In 1914, Charlie Chaplin began making pictures. These were made for Mack Sennett (also known as "Keystone Studios") and were literally churned out in very rapid succession. The short comedies had very little structure and were completely ad libbed. As a result, the films, though popular in their day, were just awful by today's standards. Many of them bear a strong similarity to home movies featuring obnoxious relatives mugging for the camera. Many others show the characters wander in front of the camera and do pretty much nothing. And, regardless of the outcome, Keystone sent them straight to theaters. My assumption is that all movies at this time must have been pretty bad, as the Keystone films with Chaplin were very successful.

The Charlie Chaplin we know and love today only began to evolve later in Chaplin's career with Keystone. By 1915, he signed a new lucrative contract with Essenay Studios and the films improved dramatically with Chaplin as director. However, at times these films were still very rough and not especially memorable. No, Chaplin as the cute Little Tramp was still evolving.
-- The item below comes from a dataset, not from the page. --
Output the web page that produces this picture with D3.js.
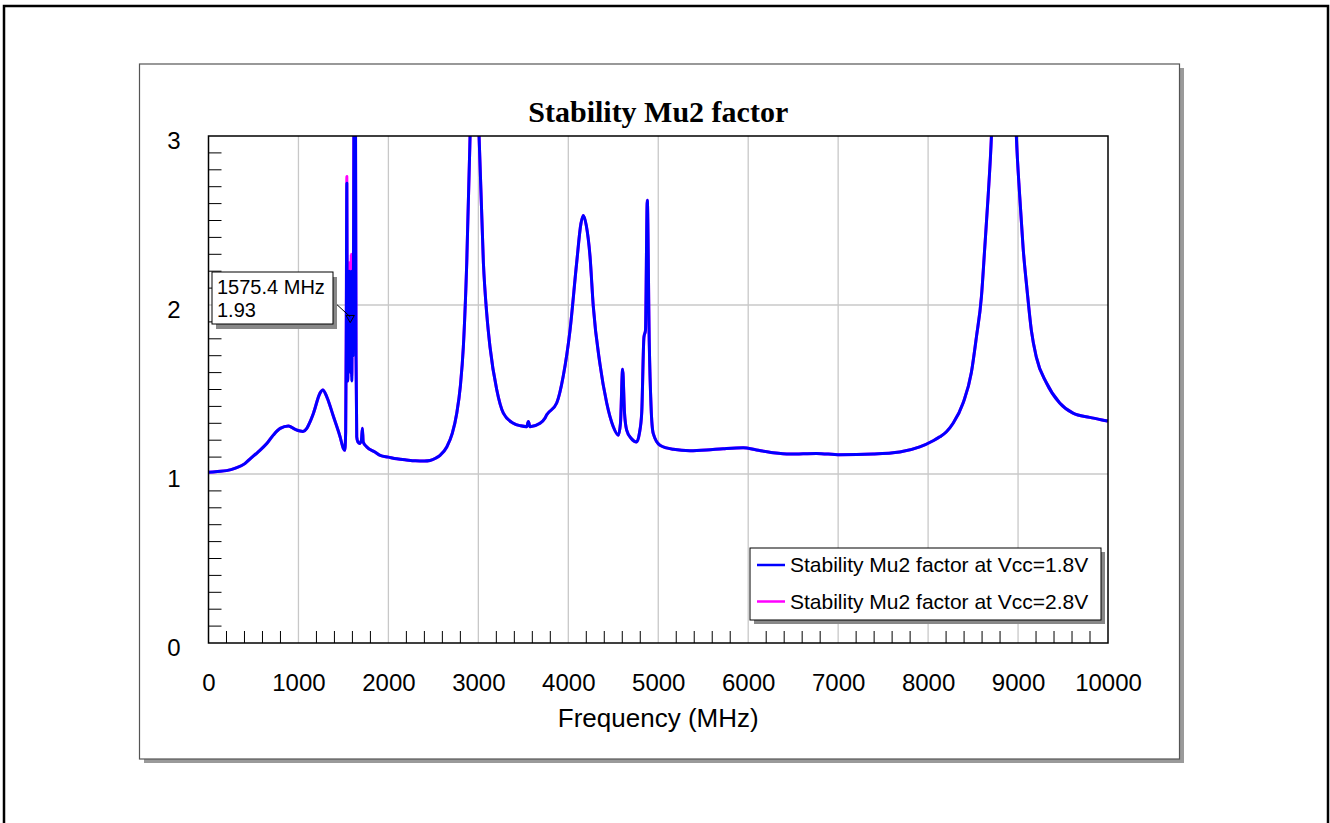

In 1916, when he switched to Mutual Studios, his films once again improved and he became the more recognizable nice guy--in many of the previous films he was just a jerk (either getting drunk a lot, beating up women, provoking fights with innocent people, etc.). The final evolution of his Little Tramp to classic status occurred in the 1920s as a result of his full-length films.

This short consists of Chaplin as the Little Tramp crashing a Hollywood set. You do get to see some of the behind the screen action, but not enough to make this film stand out too much from other early rotten Chaplin shorts. Interesting but no real plot or humor.